With help from the folks at Medicinal Colorado, Westword uncovered the original 1917 measure in the Colorado State Archives. It reads:

"An act to declare unlawful the planting, cultivating, harvesting, drying, curing, or preparation for sale or gift of cannabis sativa, and to provide a penalty therefore.

"Section 1. Any person who shall grow or use cannabis sativa (also known as cannabis indica, Indian hemp and marijuana) that he has grown shall be deemed guilty of a misdemeanor and on conviction shall be punished by a fine of not less than ten nor more than one hundred dollars, or by imprisonment in the county jail not more than thirty days, or by both such fine and imprisonment in the discretion of the court."

According to Lance Christenson, the micrographics archivist at the Colorado State Archives, one theory about why the bill was enacted ties it to civil insurrection in Mexico. "It was aimed to hurt the funding of Pancho Villa's forces," he says. "He was using the marijuana to fund his army."

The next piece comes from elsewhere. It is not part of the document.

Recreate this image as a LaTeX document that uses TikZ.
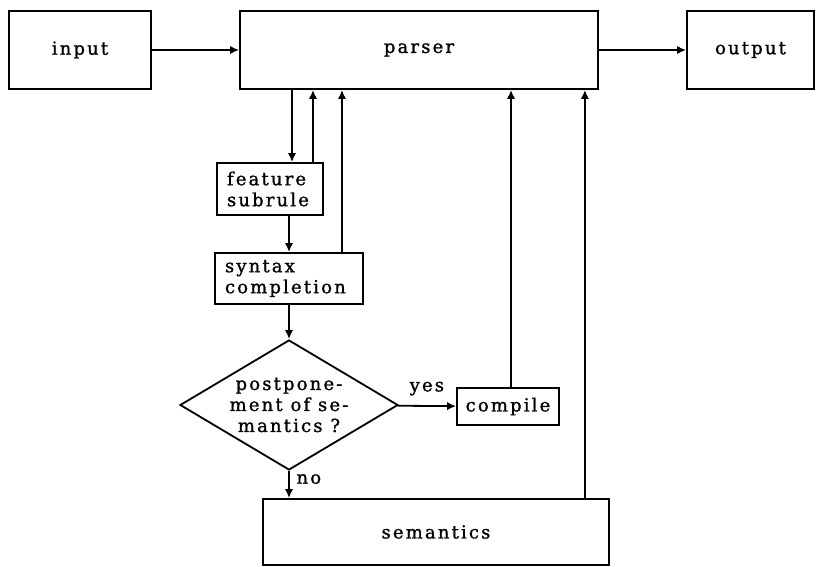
\documentclass[tikz,border=0pt]{standalone}
\usepackage{fontspec}
\setmainfont{DejaVu Serif}[LetterSpace=12, FakeBold=1.2]
\usetikzlibrary{shapes,arrows,arrows.meta,positioning,calc}

\tikzset{
  block/.style={draw, line width=0.9pt, inner sep=0pt},
  arr/.style={-{Latex[length=4.5pt, width=4.2pt]}, line width=0.9pt},
}

\begin{document}
\begin{tikzpicture}[x=0.5pt,y=-0.5pt,font=\fontsize{9}{10.5}\selectfont]
\useasboundingbox (0,0) rectangle (816,567);
% top row
\node[block, minimum width=71pt, minimum height=39pt] (input) at (80,50) {input};
\node[block, minimum width=179pt, minimum height=39pt] (parser) at (419,50) {parser};
\node[block, minimum width=63.5pt, minimum height=39pt] (output) at (750.5,50) {output};
% left column
\node[block, minimum width=53pt, minimum height=26pt, text width=43pt, inner xsep=5pt, align=left] (feature) at (270,189) {feature\\subrule};
\node[block, minimum width=74pt, minimum height=25.5pt, text width=64pt, inner xsep=5pt, align=left] (syntax) at (289,278.5) {syntax\\completion};
\node[draw, diamond, line width=0.9pt, aspect=1.68, inner sep=0pt, minimum width=109pt, minimum height=65pt, align=center] (decide) at (289,405) {postpone-\\ment of se-\\mantics ?};
\node[block, minimum width=51pt, minimum height=18.5pt] (compile) at (508,406.5) {compile};
\node[block, minimum width=173pt, minimum height=33pt] (semantics) at (436,532) {semantics};

\coordinate (fdown) at ([xshift=11pt]feature.north);
\coordinate (fup) at ([xshift=21.5pt]feature.north);
\coordinate (sup) at ([xshift=26.5pt]syntax.north);
\coordinate (mup) at ([xshift=-12.5pt]semantics.north east);
\coordinate (cup) at ([xshift=1.5pt]compile.north);

\draw[arr] (input) -- (parser);
\draw[arr] (parser) -- (output);
\draw[arr] (fdown |- parser.south) -- (fdown);
\draw[arr] (fup) -- (fup |- parser.south);
\draw[arr] (feature.south -| syntax.north) -- (syntax.north);
\draw[arr] (sup) -- (sup |- parser.south);
\draw[arr] (syntax) -- (decide);
\draw[arr] (decide) -- node[midway, above=1.5pt] {yes} (compile);
\draw[arr] (cup) -- (cup |- parser.south);
\draw[arr] (decide.south) -- node[pos=0.3, right] {no} (decide.south |- semantics.north);
\draw[arr] (mup) -- (mup |- parser.south);
\end{tikzpicture}
\end{document}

And Mexico definitely played a part in the measure, says Henry Whiteside, author of Menace in the West: Colorado and the American Experience With Drugs 1873-1973. "Somebody believed marijuana was the distinctive vice of Mexican migrants and was looking for evidence of it, as was the case with most drug legislations," he says. "I think what you see there [Las Animas County] is longtime established Spanish families in the southern tier of the state wanting to distance themselves from laborers coming from Mexico."

After the law was passed, though, there weren't many arrests of those migrants -- perhaps because there wasn't much of a problem to begin with. Whiteside saw a police blotter dating from just after the law passed in 1917, documenting the list of people arrested for marijuana: "Out of forty names, maybe only seven or eight were clearly Hispanic," he says.